Marie Lannoo: Through and Through and Through
Virtual Tour: http://www.youtube.com/watch?v=yrdUHR3BQeQ
Saskatoon artist Marie Lannoo is one of Canada’s best-known abstract painters. Over the past seven years she has developed a series of paintings that use transparent, reflective, acrylic mediums that allow her and her audiences to explore light and depth of field on the picture plane. Through this innovative technique, Lannoo’s paintings often “spill” an added dimension of colour beyond the frame onto to the wall or nearby environment. The stunning results of Lannoo’s endeavours led to her inclusion as the only female Saskatchewan artist in historian Roald Nasgaard’s influential book Abstract Painting in Canada. Nasgaard will also contribute an essay to the publication planned for this exhibition. Over the past two years, Lannoo has been experimenting with a new material that increases the dimensional capabilities of reflected colour.

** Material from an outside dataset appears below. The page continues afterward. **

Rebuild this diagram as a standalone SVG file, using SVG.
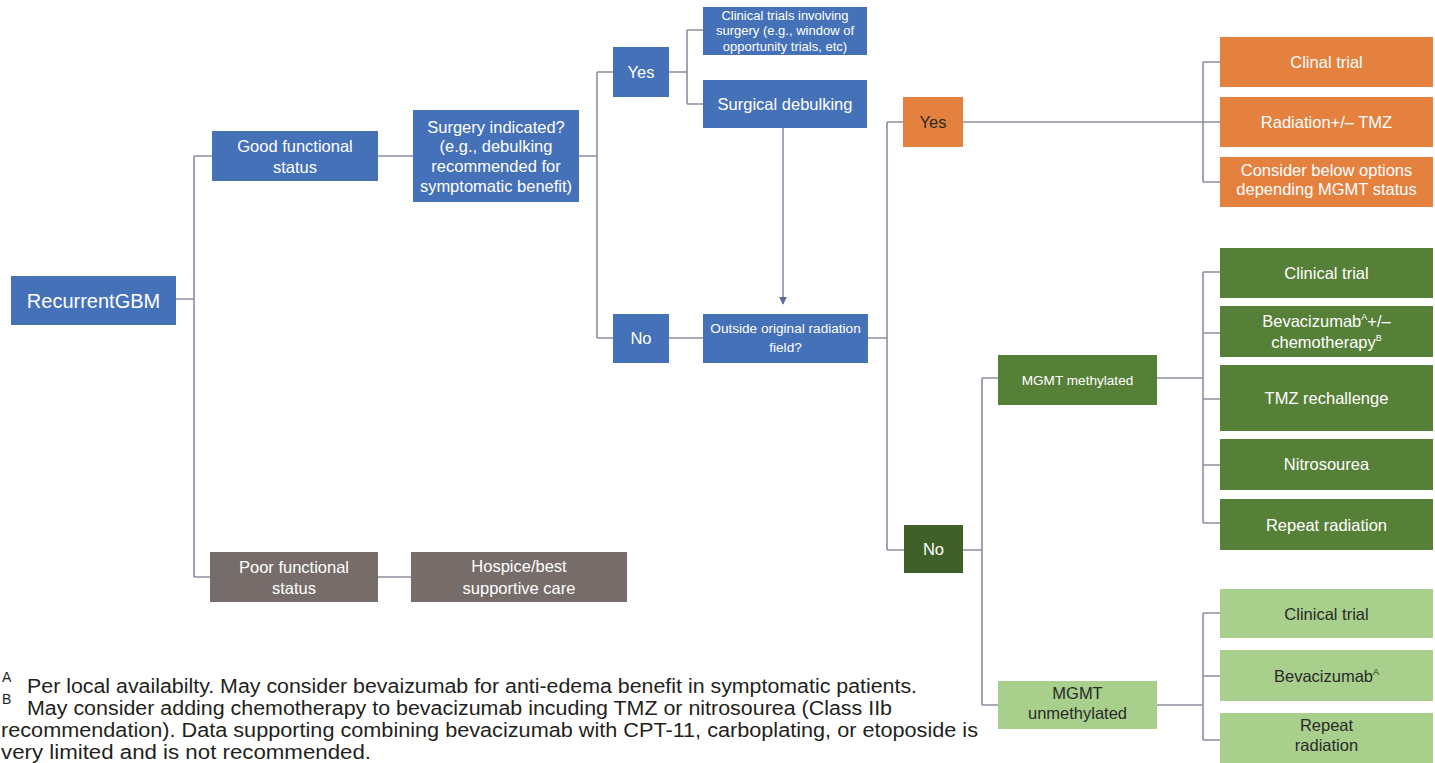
<svg xmlns="http://www.w3.org/2000/svg" width="1435" height="763" viewBox="0 0 1435 763">
  <style>
    text { font-family: "Liberation Sans", Arial, Helvetica, sans-serif; text-anchor: middle; }
    .blue { fill: #4571b9; }
    .orange { fill: #e4813f; }
    .green { fill: #567f37; }
    .dgreen { fill: #3f6129; }
    .lgreen { fill: #a8cf8b; }
    .grey { fill: #766d6a; }
    .w { fill: #ffffff; }
    .d { fill: #2a2a2a; }
    .s17 { font-size: 16.5px; }
    .s13 { font-size: 13px; }
    .s14 { font-size: 13.6px; }
    .note { font-size: 20px; fill: #231f20; text-anchor: start; }
    .sup { font-size: 14px; fill: #231f20; text-anchor: start; }
    .conn { fill: none; stroke: #8a8fa0; stroke-width: 1.6; }
  </style>
  <defs>
    <marker id="arrow" viewBox="0 0 10 10" refX="9" refY="5" markerWidth="8" markerHeight="8" markerUnits="userSpaceOnUse" orient="auto">
      <path d="M0,0 L10,5 L0,10 Z" fill="#5a6a9a"/>
    </marker>
  </defs>

  <rect width="1435" height="763" fill="#ffffff"/>

  <!-- connectors -->
  <g id="connectors">
    <path class="conn" d="M176,299 H194 M194,156 V577 M194,156 H212 M194,577 H210"/>
    <path class="conn" d="M378,156 H413"/>
    <path class="conn" d="M579,156 H597 M597,72 V338 M597,72 H613 M597,338 H613"/>
    <path class="conn" d="M669,72 H687 M687,30 V104 M687,30 H703 M687,104 H703"/>
    <path class="conn" d="M669,338 H703"/>
    <path class="conn" d="M868,338 H887 M887,122 V550 M887,122 H903 M887,550 H904"/>
    <path class="conn" d="M963,122 H1220 M1203,62 V182 M1203,62 H1220 M1203,182 H1220"/>
    <path class="conn" d="M963,550 H982 M982,378 V705 M982,378 H998 M982,705 H998"/>
    <path class="conn" d="M1157,378 H1203 M1203,272 V523 M1203,272 H1220 M1203,333 H1220 M1203,399 H1220 M1203,465 H1220 M1203,523 H1220"/>
    <path class="conn" d="M1157,705 H1203 M1203,613 V740 M1203,613 H1220 M1203,676 H1220 M1203,740 H1220"/>
    <path class="conn" d="M378,577 H411"/>
    <path class="conn" d="M783,128 V304" marker-end="url(#arrow)"/>
  </g>

  <!-- nodes -->
  <g id="recurrent-gbm">
    <rect class="blue" x="11" y="276" width="165" height="49"/>
    <text class="w" x="93.5" y="307.5" font-size="20">RecurrentGBM</text>
  </g>
  <g id="good-status">
    <rect class="blue" x="212" y="131" width="166" height="50"/>
    <text class="w s17" x="295" y="152">Good functional</text>
    <text class="w s17" x="295" y="173">status</text>
  </g>
  <g id="surgery-indicated">
    <rect class="blue" x="413" y="110" width="166" height="92"/>
    <text class="w s17" x="496" y="133">Surgery indicated?</text>
    <text class="w s17" x="496" y="152">(e.g., debulking</text>
    <text class="w s17" x="496" y="172">recommended for</text>
    <text class="w s17" x="496" y="192">symptomatic benefit)</text>
  </g>
  <g id="surgery-yes">
    <rect class="blue" x="613" y="47" width="56" height="50"/>
    <text class="w s17" x="641" y="78">Yes</text>
  </g>
  <g id="surgery-trials">
    <rect class="blue" x="703" y="7" width="164" height="48"/>
    <text class="w s13" x="785" y="19.5">Clinical trials involving</text>
    <text class="w s13" x="785" y="35">surgery (e.g., window of</text>
    <text class="w s13" x="785" y="50.5">opportunity trials, etc)</text>
  </g>
  <g id="surgical-debulking">
    <rect class="blue" x="703" y="80" width="164" height="48"/>
    <text class="w s17" x="785" y="110">Surgical debulking</text>
  </g>
  <g id="surgery-no">
    <rect class="blue" x="613" y="314" width="56" height="49"/>
    <text class="w s17" x="641" y="344">No</text>
  </g>
  <g id="outside-field">
    <rect class="blue" x="703" y="314" width="165" height="49"/>
    <text class="w s14" x="785.5" y="333">Outside original radiation</text>
    <text class="w s14" x="785.5" y="352">field?</text>
  </g>
  <g id="outside-yes">
    <rect class="orange" x="903" y="97" width="60" height="50"/>
    <text class="d s17" x="933" y="128">Yes</text>
  </g>
  <g id="yes-trial">
    <rect class="orange" x="1220" y="37" width="213" height="50"/>
    <text class="w s17" x="1326.5" y="68">Clinal trial</text>
  </g>
  <g id="yes-radiation">
    <rect class="orange" x="1220" y="97" width="213" height="50"/>
    <text class="w s17" x="1326.5" y="128">Radiation+/– TMZ</text>
  </g>
  <g id="yes-consider">
    <rect class="orange" x="1220" y="157" width="213" height="50"/>
    <text class="w s17" x="1326.5" y="176">Consider below options</text>
    <text class="w s17" x="1326.5" y="195">depending MGMT status</text>
  </g>
  <g id="outside-no">
    <rect class="dgreen" x="904" y="525" width="59" height="48"/>
    <text class="w s17" x="933.5" y="555">No</text>
  </g>
  <g id="mgmt-methylated">
    <rect class="green" x="998" y="355" width="159" height="50"/>
    <text class="w s14" x="1077.5" y="385">MGMT methylated</text>
  </g>
  <g id="meth-trial">
    <rect class="green" x="1220" y="248" width="213" height="50"/>
    <text class="w s17" x="1326.5" y="279">Clinical trial</text>
  </g>
  <g id="meth-bevacizumab">
    <rect class="green" x="1220" y="306" width="213" height="51"/>
    <text class="w s17" x="1326.5" y="327">Bevacizumab<tspan font-size="9" dy="-7">A</tspan><tspan dy="7">+/–</tspan></text>
    <text class="w s17" x="1326.5" y="348">chemotherapy<tspan font-size="9" dy="-7">B</tspan></text>
  </g>
  <g id="meth-tmz">
    <rect class="green" x="1220" y="365" width="213" height="66"/>
    <text class="w s17" x="1326.5" y="404">TMZ rechallenge</text>
  </g>
  <g id="meth-nitrosourea">
    <rect class="green" x="1220" y="439" width="213" height="51"/>
    <text class="w s17" x="1326.5" y="470">Nitrosourea</text>
  </g>
  <g id="meth-repeat">
    <rect class="green" x="1220" y="499" width="213" height="51"/>
    <text class="w s17" x="1326.5" y="530.5">Repeat radiation</text>
  </g>
  <g id="mgmt-unmethylated">
    <rect class="lgreen" x="998" y="681" width="159" height="48"/>
    <text class="d s17" x="1077.5" y="699">MGMT</text>
    <text class="d s17" x="1077.5" y="719">unmethylated</text>
  </g>
  <g id="unmeth-trial">
    <rect class="lgreen" x="1220" y="589" width="213" height="49"/>
    <text class="d s17" x="1326.5" y="619.5">Clinical trial</text>
  </g>
  <g id="unmeth-bevacizumab">
    <rect class="lgreen" x="1220" y="650" width="213" height="51"/>
    <text class="d s17" x="1326.5" y="681.5">Bevacizumab<tspan font-size="9" dy="-7">A</tspan></text>
  </g>
  <g id="unmeth-repeat">
    <rect class="lgreen" x="1220" y="713" width="213" height="50"/>
    <text class="d s17" x="1326.5" y="731">Repeat</text>
    <text class="d s17" x="1326.5" y="751">radiation</text>
  </g>
  <g id="poor-status">
    <rect class="grey" x="210" y="552" width="168" height="50"/>
    <text class="w s17" x="294" y="573">Poor functional</text>
    <text class="w s17" x="294" y="594">status</text>
  </g>
  <g id="hospice">
    <rect class="grey" x="411" y="552" width="216" height="50"/>
    <text class="w s17" x="519" y="572">Hospice/best</text>
    <text class="w s17" x="519" y="594">supportive care</text>
  </g>

  <!-- footnotes -->
  <g id="footnotes">
    <text class="sup" x="2" y="682">A</text>
    <text class="note" x="27" y="693" textLength="890" lengthAdjust="spacingAndGlyphs">Per local availabilty. May consider bevaizumab for anti-edema benefit in symptomatic patients.</text>
    <text class="sup" x="2" y="704">B</text>
    <text class="note" x="27" y="715" textLength="865" lengthAdjust="spacingAndGlyphs">May consider adding chemotherapy to bevacizumab incuding TMZ or nitrosourea (Class IIb</text>
    <text class="note" x="1" y="737" textLength="977" lengthAdjust="spacingAndGlyphs">recommendation). Data supporting combining bevacizumab with CPT-11, carboplating, or etoposide is</text>
    <text class="note" x="1" y="759" textLength="370" lengthAdjust="spacingAndGlyphs">very limited and is not recommended.</text>
  </g>
</svg>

Working with beam line scientists and physicists at the Canadian Light Source Synchrotron in Saskatoon, a facility in which light reveals the subatomic particle structures of matter, she has created a new body of sculptures that diffract colours from incoming light sources. The resulting colour reflections form caustic or logarithmic spirals whose visual impact is mesmerizing. Through and Through and Through will present a number of these new sculptural works, as well as a new series of paintings that “turn colour on” sequentially, similar to the evolution of cells, through the artist’s painstaking layering of colour in specific patterns that, depending on the quality of light and the viewer’s position, cause different patterns and colours to appear.
Marie Lannoo was born in Delhi, Ontario in 1954. She has an Honors Degree in French from the University of Saskatchewan and also enrolled in the MFA program there. She has further training at The Banff Centre and in Virton, Belgium. Her work has been exhibited across Canada and internationally. This exhibition is her first solo exhibition at the Mendel Art Gallery and is curated by Dan Ring.